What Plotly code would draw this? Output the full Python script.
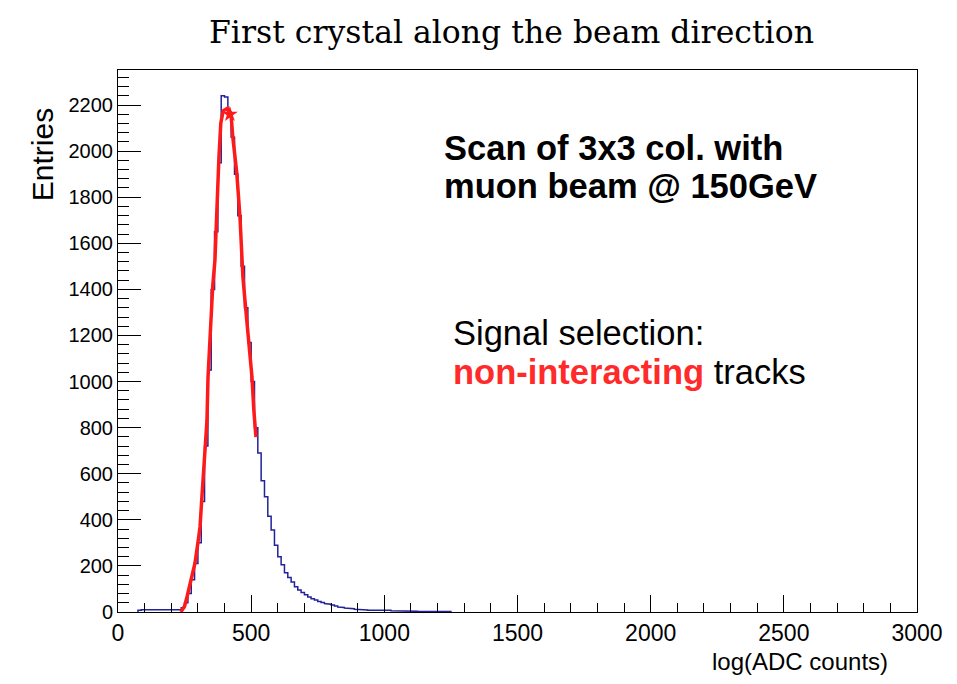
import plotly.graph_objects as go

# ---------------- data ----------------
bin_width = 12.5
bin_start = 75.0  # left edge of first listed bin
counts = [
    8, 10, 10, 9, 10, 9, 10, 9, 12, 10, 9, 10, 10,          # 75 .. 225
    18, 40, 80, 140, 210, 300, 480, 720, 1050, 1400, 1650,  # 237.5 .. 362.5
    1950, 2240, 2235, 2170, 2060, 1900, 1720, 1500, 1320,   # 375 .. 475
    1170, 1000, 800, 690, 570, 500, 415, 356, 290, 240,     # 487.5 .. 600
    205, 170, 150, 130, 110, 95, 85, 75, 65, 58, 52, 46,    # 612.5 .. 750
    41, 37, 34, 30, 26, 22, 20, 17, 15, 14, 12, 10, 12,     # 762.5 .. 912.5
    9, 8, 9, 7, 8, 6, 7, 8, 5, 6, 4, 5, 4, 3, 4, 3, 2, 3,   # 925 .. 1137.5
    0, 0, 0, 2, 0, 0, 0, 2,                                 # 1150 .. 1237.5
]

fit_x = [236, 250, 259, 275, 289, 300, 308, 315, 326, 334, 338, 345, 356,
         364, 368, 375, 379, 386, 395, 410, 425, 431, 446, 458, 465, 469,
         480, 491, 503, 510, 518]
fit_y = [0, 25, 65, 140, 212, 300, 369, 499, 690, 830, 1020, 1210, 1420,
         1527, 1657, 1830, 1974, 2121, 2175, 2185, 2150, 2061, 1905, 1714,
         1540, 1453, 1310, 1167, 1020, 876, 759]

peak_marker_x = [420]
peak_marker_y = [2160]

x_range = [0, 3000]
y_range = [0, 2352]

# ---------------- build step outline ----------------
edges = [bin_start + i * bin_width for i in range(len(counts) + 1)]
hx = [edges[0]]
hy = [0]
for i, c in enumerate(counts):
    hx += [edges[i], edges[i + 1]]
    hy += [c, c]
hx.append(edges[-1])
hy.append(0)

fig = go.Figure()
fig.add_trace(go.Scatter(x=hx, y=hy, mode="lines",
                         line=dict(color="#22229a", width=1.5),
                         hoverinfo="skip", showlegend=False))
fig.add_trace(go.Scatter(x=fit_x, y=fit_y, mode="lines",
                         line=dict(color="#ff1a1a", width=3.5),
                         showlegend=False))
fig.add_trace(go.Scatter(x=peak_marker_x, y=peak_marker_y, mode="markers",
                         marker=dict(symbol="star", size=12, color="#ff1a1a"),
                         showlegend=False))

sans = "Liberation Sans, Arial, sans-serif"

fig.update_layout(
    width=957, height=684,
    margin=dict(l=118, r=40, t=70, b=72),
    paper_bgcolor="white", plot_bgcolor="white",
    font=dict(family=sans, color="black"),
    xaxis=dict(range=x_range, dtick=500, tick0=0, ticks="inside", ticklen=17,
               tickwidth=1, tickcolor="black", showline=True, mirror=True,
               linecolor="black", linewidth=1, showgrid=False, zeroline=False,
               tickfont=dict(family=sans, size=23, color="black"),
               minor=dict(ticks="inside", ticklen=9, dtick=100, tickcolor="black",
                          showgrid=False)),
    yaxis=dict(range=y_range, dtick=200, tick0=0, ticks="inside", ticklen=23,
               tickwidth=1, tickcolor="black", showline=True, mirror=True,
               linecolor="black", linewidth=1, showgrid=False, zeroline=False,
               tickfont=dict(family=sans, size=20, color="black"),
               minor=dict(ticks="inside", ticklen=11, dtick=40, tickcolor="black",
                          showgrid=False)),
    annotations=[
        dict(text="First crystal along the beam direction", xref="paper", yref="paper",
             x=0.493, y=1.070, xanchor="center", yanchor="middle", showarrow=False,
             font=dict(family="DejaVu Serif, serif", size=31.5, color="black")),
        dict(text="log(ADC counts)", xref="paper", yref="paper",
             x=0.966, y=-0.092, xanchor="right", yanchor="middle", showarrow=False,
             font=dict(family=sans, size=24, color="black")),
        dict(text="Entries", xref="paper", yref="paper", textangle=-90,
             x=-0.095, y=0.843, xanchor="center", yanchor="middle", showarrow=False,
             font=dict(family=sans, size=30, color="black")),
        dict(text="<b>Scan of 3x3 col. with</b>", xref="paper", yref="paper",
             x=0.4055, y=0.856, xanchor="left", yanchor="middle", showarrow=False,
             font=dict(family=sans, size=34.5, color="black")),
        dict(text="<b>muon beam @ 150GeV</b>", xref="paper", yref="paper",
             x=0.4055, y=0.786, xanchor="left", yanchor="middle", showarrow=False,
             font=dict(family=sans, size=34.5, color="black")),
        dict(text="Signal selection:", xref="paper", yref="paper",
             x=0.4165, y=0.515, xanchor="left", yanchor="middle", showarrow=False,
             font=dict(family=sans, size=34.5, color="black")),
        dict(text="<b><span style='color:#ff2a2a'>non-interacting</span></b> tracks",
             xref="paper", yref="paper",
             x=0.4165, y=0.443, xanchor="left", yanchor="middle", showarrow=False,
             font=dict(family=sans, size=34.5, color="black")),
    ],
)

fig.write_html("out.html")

━━━━━━━━━━━━━━━━━━━━

> [Description of the task]
Return the material exactly as given, apart from the pictures.

> [Complete answer]
What Plotly code would draw this? Output the full Python script.
import plotly.graph_objects as go

# ---------------- data ----------------
bin_width = 12.5
bin_start = 75.0  # left edge of first listed bin
counts = [
    8, 10, 10, 9, 10, 9, 10, 9, 12, 10, 9, 10, 10,          # 75 .. 225
    18, 40, 80, 140, 210, 300, 480, 720, 1050, 1400, 1650,  # 237.5 .. 362.5
    1950, 2240, 2235, 2170, 2060, 1900, 1720, 1500, 1320,   # 375 .. 475
    1170, 1000, 800, 690, 570, 500, 415, 356, 290, 240,     # 487.5 .. 600
    205, 170, 150, 130, 110, 95, 85, 75, 65, 58, 52, 46,    # 612.5 .. 750
    41, 37, 34, 30, 26, 22, 20, 17, 15, 14, 12, 10, 12,     # 762.5 .. 912.5
    9, 8, 9, 7, 8, 6, 7, 8, 5, 6, 4, 5, 4, 3, 4, 3, 2, 3,   # 925 .. 1137.5
    0, 0, 0, 2, 0, 0, 0, 2,                                 # 1150 .. 1237.5
]

fit_x = [236, 250, 259, 275, 289, 300, 308, 315, 326, 334, 338, 345, 356,
         364, 368, 375, 379, 386, 395, 410, 425, 431, 446, 458, 465, 469,
         480, 491, 503, 510, 518]
fit_y = [0, 25, 65, 140, 212, 300, 369, 499, 690, 830, 1020, 1210, 1420,
         1527, 1657, 1830, 1974, 2121, 2175, 2185, 2150, 2061, 1905, 1714,
         1540, 1453, 1310, 1167, 1020, 876, 759]

peak_marker_x = [420]
peak_marker_y = [2160]

x_range = [0, 3000]
y_range = [0, 2352]

# ---------------- build step outline ----------------
edges = [bin_start + i * bin_width for i in range(len(counts) + 1)]
hx = [edges[0]]
hy = [0]
for i, c in enumerate(counts):
    hx += [edges[i], edges[i + 1]]
    hy += [c, c]
hx.append(edges[-1])
hy.append(0)

fig = go.Figure()
fig.add_trace(go.Scatter(x=hx, y=hy, mode="lines",
                         line=dict(color="#22229a", width=1.5),
                         hoverinfo="skip", showlegend=False))
fig.add_trace(go.Scatter(x=fit_x, y=fit_y, mode="lines",
                         line=dict(color="#ff1a1a", width=3.5),
                         showlegend=False))
fig.add_trace(go.Scatter(x=peak_marker_x, y=peak_marker_y, mode="markers",
                         marker=dict(symbol="star", size=12, color="#ff1a1a"),
                         showlegend=False))

sans = "Liberation Sans, Arial, sans-serif"

fig.update_layout(
    width=957, height=684,
    margin=dict(l=118, r=40, t=70, b=72),
    paper_bgcolor="white", plot_bgcolor="white",
    font=dict(family=sans, color="black"),
    xaxis=dict(range=x_range, dtick=500, tick0=0, ticks="inside", ticklen=17,
               tickwidth=1, tickcolor="black", showline=True, mirror=True,
               linecolor="black", linewidth=1, showgrid=False, zeroline=False,
               tickfont=dict(family=sans, size=23, color="black"),
               minor=dict(ticks="inside", ticklen=9, dtick=100, tickcolor="black",
                          showgrid=False)),
    yaxis=dict(range=y_range, dtick=200, tick0=0, ticks="inside", ticklen=23,
               tickwidth=1, tickcolor="black", showline=True, mirror=True,
               linecolor="black", linewidth=1, showgrid=False, zeroline=False,
               tickfont=dict(family=sans, size=20, color="black"),
               minor=dict(ticks="inside", ticklen=11, dtick=40, tickcolor="black",
                          showgrid=False)),
    annotations=[
        dict(text="First crystal along the beam direction", xref="paper", yref="paper",
             x=0.493, y=1.070, xanchor="center", yanchor="middle", showarrow=False,
             font=dict(family="DejaVu Serif, serif", size=31.5, color="black")),
        dict(text="log(ADC counts)", xref="paper", yref="paper",
             x=0.966, y=-0.092, xanchor="right", yanchor="middle", showarrow=False,
             font=dict(family=sans, size=24, color="black")),
        dict(text="Entries", xref="paper", yref="paper", textangle=-90,
             x=-0.095, y=0.843, xanchor="center", yanchor="middle", showarrow=False,
             font=dict(family=sans, size=30, color="black")),
        dict(text="<b>Scan of 3x3 col. with</b>", xref="paper", yref="paper",
             x=0.4055, y=0.856, xanchor="left", yanchor="middle", showarrow=False,
             font=dict(family=sans, size=34.5, color="black")),
        dict(text="<b>muon beam @ 150GeV</b>", xref="paper", yref="paper",
             x=0.4055, y=0.786, xanchor="left", yanchor="middle", showarrow=False,
             font=dict(family=sans, size=34.5, color="black")),
        dict(text="Signal selection:", xref="paper", yref="paper",
             x=0.4165, y=0.515, xanchor="left", yanchor="middle", showarrow=False,
             font=dict(family=sans, size=34.5, color="black")),
        dict(text="<b><span style='color:#ff2a2a'>non-interacting</span></b> tracks",
             xref="paper", yref="paper",
             x=0.4165, y=0.443, xanchor="left", yanchor="middle", showarrow=False,
             font=dict(family=sans, size=34.5, color="black")),
    ],
)

fig.write_html("out.html")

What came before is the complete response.